- Associated Press - Monday, May 19, 2014

MONTGOMERY, Ala. (AP) - The operators of three of Alabama’s five abortion clinics testified Monday they use out-of-town doctors who wouldn’t be able to admit patients to local hospitals as required under a new state law and would have to end abortion services if a federal judge allows the measure to take effect.

June Ayers, the owner of Montgomery’s Reproductive Health Services, and Staci Fox, CEO of Planned Parenthood Southeast and its clinics in Birmingham and Mobile, are challenging the law and were the first witnesses in a federal trial that began Monday. They said enforcement of the law would make it harder for low-income women to get abortions.

“If I close my doors, their access is dramatically, dramatically reduced,” Ayers said.

Mississippi, Wisconsin and Texas have laws similar to Alabama, but Texas is the only state where it is being enforced.
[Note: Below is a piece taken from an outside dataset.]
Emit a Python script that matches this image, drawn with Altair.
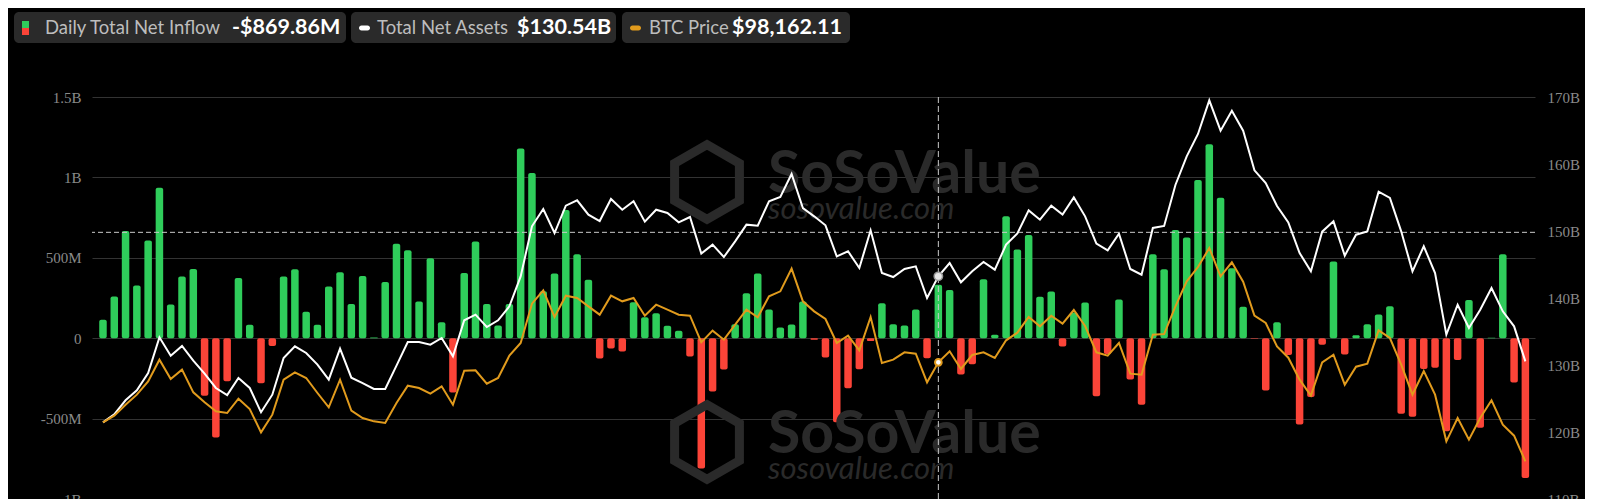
import altair as alt
import pandas as pd

# ---------------- data ----------------
flows_m = [114, 259, 667, 327, 607, 935, 209, 383, 431, -358,
           -617, -267, 375, 83, -280, -48, 383, 429, 164, 83,
           321, 410, 213, 387, 4, 350, 588, 547, 228, 497,
           99, -338, 406, 601, 213, 79, 213, 1179, 1028, 292,
           402, 798, 522, 363, -126, -64, -83, 224, 131, 155,
           77, 46, -114, -810, -331, -195, 87, 280, 402, 178,
           66, 85, 228, -10, -120, -522, -311, -193, -18, 218,
           87, 79, 178, -124, 332, 300, -226, -162, 367, 21,
           758, 551, 642, 257, 290, -52, 160, 222, -361, -99,
           240, -257, -414, 522, 429, 673, 626, 984, 1206, 874,
           435, 195, -3, -325, 99, -104, -537, -365, -41, 477,
           -102, 19, 87, 147, 199, -470, -489, -191, -184, -578,
           -135, 238, -557, 3, 522, -276, -869.86]

total_net_assets_b = [121.44, 122.64, 124.73, 126.22, 128.81, 134.13, 131.39, 132.84, 130.65, 128.71,
                      126.57, 125.52, 128.06, 126.57, 122.94, 125.57, 131.04, 132.79, 131.79, 130.05,
                      127.81, 132.44, 128.11, 127.31, 126.42, 126.42, 129.90, 133.43, 133.43, 133.03,
                      134.03, 131.29, 136.67, 137.51, 135.67, 136.67, 138.76, 143.23, 150.70, 153.28,
                      149.70, 153.78, 154.58, 152.44, 151.49, 154.78, 153.18, 154.43, 151.39, 153.18,
                      152.69, 151.29, 152.09, 146.62, 147.96, 146.12, 148.46, 150.95, 150.80, 154.43,
                      155.07, 158.51, 153.43, 152.19, 150.85, 146.22, 146.97, 144.48, 150.10, 143.73,
                      143.13, 144.33, 144.73, 140.00, 143.23, 145.22, 142.34, 143.98, 145.37, 144.23,
                      147.96, 149.65, 153.08, 151.69, 153.78, 152.44, 155.02, 152.19, 148.11, 147.11,
                      149.60, 144.33, 143.48, 150.45, 150.75, 156.87, 161.14, 164.48, 169.50, 164.98,
                      167.96, 164.98, 159.05, 157.16, 153.73, 151.29, 146.72, 143.98, 149.90, 151.44,
                      146.32, 149.45, 149.95, 155.87, 154.93, 149.95, 143.98, 147.71, 143.73, 134.53,
                      139.00, 135.52, 138.26, 141.49, 138.01, 135.77, 130.54]

btc_price = [103010, 103838, 105204, 106446, 108101, 110792, 108391, 109550, 106735, 105494,
             104376, 104169, 105949, 104666, 101768, 103962, 108308, 109219, 108515, 106653,
             104873, 108308, 104459, 103548, 103134, 102927, 105411, 107563, 107273, 106570,
             107480, 105204, 109426, 109467, 107812, 108515, 111289, 112862, 117746, 119402,
             116090, 118739, 118450, 117415, 116380, 118739, 118036, 118450, 116256, 117622,
             117001, 116380, 116256, 112944, 114393, 113275, 115138, 117001, 116049, 118657,
             119277, 122092, 118036, 116794, 115842, 112862, 113772, 111951, 116090, 110378,
             110792, 111703, 111537, 107977, 110461, 111827, 109633, 111371, 111703, 110999,
             113193, 114145, 116090, 114931, 116256, 115262, 116959, 114973, 111703, 111289,
             112862, 109053, 108929, 113896, 113979, 117415, 120519, 122299, 124659, 121140,
             122879, 120478, 116256, 115345, 112448, 111040, 108308, 106321, 110461, 111413,
             107687, 109923, 110295, 114434, 113482, 110171, 106446, 109385, 106446, 100651,
             103548, 100858, 103548, 105742, 102720, 101354, 98162.11]

flow_ticks_m = [-1000, -500, 0, 500, 1000, 1500]
tna_ticks_b = [110, 120, 130, 140, 150, 160, 170]

legend_labels = ["Daily Total Net Inflow", "Total Net Assets", "BTC Price"]
legend_values = ["-$869.86M", "$130.54B", "$98,162.11"]

crosshair_day = [75]
crosshair_level_b = [149.8]

watermark_main = "SoSoValue"
watermark_sub = "sosovalue.com"

# ---------------- styles ----------------
GREEN = "#2fcd5b"
RED = "#fb4438"
ORANGE = "#e19b1d"
WHITE = "#ffffff"
BG = "#000000"
GRID = "#333333"
AXIS_TXT = "#8a8a8a"
WM = "#2a2a2a"

W, H = 1443, 402

days = list(range(1, len(flows_m) + 1))
df = pd.DataFrame({"day": days, "flow": flows_m, "tna": total_net_assets_b, "btc": btc_price})

xscale = alt.Scale(domain=[0.47, 127.41], nice=False, zero=False)
X = alt.X("day:Q", scale=xscale, axis=None)
yflow = alt.Scale(domain=[-1000, 1500], nice=False, zero=False)
ytna = alt.Scale(domain=[110, 170], nice=False, zero=False)
ybtc = alt.Scale(domain=[93490, 143410], nice=False, zero=False)


def txt(s, x, y, **kw):
    return alt.Chart(pd.DataFrame({"t": [s]})).mark_text(**kw).encode(
        x=alt.value(x), y=alt.value(y), text="t:N")


def box(x0, x1, y0, y1, color, r=0):
    return alt.Chart(pd.DataFrame({"a": [0]})).mark_rect(color=color, cornerRadius=r).encode(
        x=alt.value(x0), x2=alt.value(x1), y=alt.value(y0), y2=alt.value(y1))


hexpath = "M0,-1L0.866,-0.5L0.866,0.5L0,1L-0.866,0.5L-0.866,-0.5Z"


def logo(x, y):
    return alt.Chart(pd.DataFrame({"a": [0]})).mark_point(
        shape=hexpath, size=5600, filled=False, strokeWidth=9, color=WM, opacity=1
    ).encode(x=alt.value(x), y=alt.value(y))


watermarks = [
    logo(615, 85), logo(615, 345),
    txt(watermark_main, 676, 96, align="left", baseline="alphabetic", font="Lato",
        fontSize=59, fontWeight="bold", color=WM),
    txt(watermark_sub, 676, 122, align="left", baseline="alphabetic", font="Lato",
        fontSize=31, fontStyle="italic", color=WM),
    txt(watermark_main, 676, 356, align="left", baseline="alphabetic", font="Lato",
        fontSize=59, fontWeight="bold", color=WM),
    txt(watermark_sub, 676, 382, align="left", baseline="alphabetic", font="Lato",
        fontSize=31, fontStyle="italic", color=WM),
]

bars = alt.Chart(df).mark_bar(size=7.5, cornerRadius=2).encode(
    x=X,
    y=alt.Y("flow:Q", scale=yflow, stack=None,
            axis=alt.Axis(orient="left", values=flow_ticks_m,
                          labelExpr="datum.value == 0 ? '0' : (abs(datum.value) >= 1000 ? (datum.value/1000) + 'B' : datum.value + 'M')",
                          grid=True, gridColor=GRID, gridWidth=1, domain=False, ticks=False,
                          labelPadding=11, labelFont="Liberation Serif", labelFontSize=15,
                          labelColor=AXIS_TXT, title=None)),
    y2=alt.datum(0),
    color=alt.condition("datum.flow >= 0", alt.value(GREEN), alt.value(RED)),
)

vrule = alt.Chart(pd.DataFrame({"day": crosshair_day})).mark_rule(
    color="#c9c9c9", strokeDash=[6, 3], strokeWidth=1).encode(x=X)

hrule = alt.Chart(pd.DataFrame({"lvl": crosshair_level_b})).mark_rule(
    color="#c9c9c9", strokeDash=[5, 3], strokeWidth=1).encode(
    y=alt.Y("lvl:Q", scale=ytna, axis=None))

tna_line = alt.Chart(df).mark_line(color=WHITE, strokeWidth=2).encode(
    x=X,
    y=alt.Y("tna:Q", scale=ytna,
            axis=alt.Axis(orient="right", values=tna_ticks_b, labelExpr="datum.value + 'B'",
                          grid=False, domain=False, ticks=False, labelPadding=12,
                          labelFont="Liberation Serif", labelFontSize=15, labelColor=AXIS_TXT,
                          title=None)),
)

btc_line = alt.Chart(df).mark_line(color=ORANGE, strokeWidth=2).encode(
    x=X, y=alt.Y("btc:Q", scale=ybtc, axis=None))

sel = df[df["day"].isin(crosshair_day)]
tna_pt = alt.Chart(sel).mark_point(filled=True, size=70, color="#e6e6e6", stroke="#9a9a9a",
                                   strokeWidth=1.5, opacity=1).encode(
    x=X, y=alt.Y("tna:Q", scale=ytna, axis=None))
btc_pt = alt.Chart(sel).mark_point(filled=True, size=45, fill="#ffffff", stroke=ORANGE,
                                   strokeWidth=2, opacity=1).encode(
    x=X, y=alt.Y("btc:Q", scale=ybtc, axis=None))

# legend (header pills)
LY0, LY1, LYC = -85, -54, -69
legend = [
    box(-78, 254, LY0, LY1, "#2a2a2a", 5),
    box(259, 524, LY0, LY1, "#2a2a2a", 5),
    box(530, 758, LY0, LY1, "#2a2a2a", 5),
    box(-70, -63, -76, -69, GREEN),
    box(-70, -63, -69, -62, RED),
    box(267, 278, -71.5, -66.5, WHITE, 2.5),
    box(538, 549, -71.5, -66.5, ORANGE, 2.5),
    txt(legend_labels[0], -47, LYC, align="left", baseline="middle", font="Lato", fontSize=18.5, color="#bdbdbd"),
    txt(legend_values[0], 140, LYC, align="left", baseline="middle", font="Lato", fontSize=21.5, fontWeight="bold", color=WHITE),
    txt(legend_labels[1], 285, LYC, align="left", baseline="middle", font="Lato", fontSize=18.5, color="#bdbdbd"),
    txt(legend_values[1], 425, LYC, align="left", baseline="middle", font="Lato", fontSize=21.5, fontWeight="bold", color=WHITE),
    txt(legend_labels[2], 557, LYC, align="left", baseline="middle", font="Lato", fontSize=18.5, color="#bdbdbd"),
    txt(legend_values[2], 640, LYC, align="left", baseline="middle", font="Lato", fontSize=21.5, fontWeight="bold", color=WHITE),
]

chart = alt.layer(
    bars, *watermarks, vrule, hrule, tna_line, btc_line, tna_pt, btc_pt, *legend
).resolve_scale(y="independent").properties(
    width=W, height=H,
    autosize=alt.AutoSizeParams(type="none"),
    padding={"left": 84, "top": 89, "right": 50, "bottom": 0},
).configure(background=BG).configure_view(stroke=None)

chart.save("out.html", embed_options={"renderer": "svg", "actions": False})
Testimony in the non-jury Alabama trial in Montgomery continues through June 5. U.S. District Judge Myron Thompson will rule after that.

Proponents of the law say problems arise because traveling doctors remain in a city only a few hours and aren’t around to handle complications. Lawyers from the state attorney general’s office said they will present witnesses, including physicians, who will testify that having a doctor on hand to manage problems and admit a patient to the hospital will improve the quality of care.

The clinic operators say complications are rare. They said their traveling physicians wouldn’t qualify for the admitting privileges because they don’t live in the cities with the clinics, would not have the required number of hospital admissions, and would not be around to handle on-call duties like some hospitals require. But both acknowledged none of their traveling doctors has ever tried to get admitting privileges where the clinics are located.

Both said abortion clinic doctors are subject to frequent harassment, and they’ve never had physicians in the clinics’ cities express interest in doing the procedures.

“I can’t imagine after all this time and effort that there is one rock left unturned,” Fox said.

The attorney general’s staff noted that the abortion clinics in Tuscaloosa and Huntsville use local doctors with hospital privileges, and they questioned Ayers and Fox about what they have done to find physicians who would meet the law’s requirements.

“I never recruited someone to move here,” Ayers acknowledged under questioning.

Both operators described harassment of staff and physicians and said that makes finding employees difficult. Ayers recounted one physician the clinic used from Baltimore, Maryland, who had his picture taken outside the clinic and then had posters about him being an abortion doctor show up in his neighborhood.

The Birmingham clinic of Planned Parenthood Southeast ceased operations in January after firing two staff members for selling an abortion medication to a person in the clinic’s parking lot. Fox said the clinic hopes to get approval from the state health department to reopen by next month.

The Alabama Department of Public Health reports the two clinics not threatened by the law are the state’s largest, with the Tuscaloosa clinic performing 3,503 abortions in 2012 and the Huntsville clinic 1,451. The department reports the Birmingham clinic recorded 1,396 abortions in 2012, the Mobile clinic 1,275, and the Montgomery clinic 978.

Ayers said her traveling doctors are in the capital city one day per week and are paid $80 to $85 per abortion.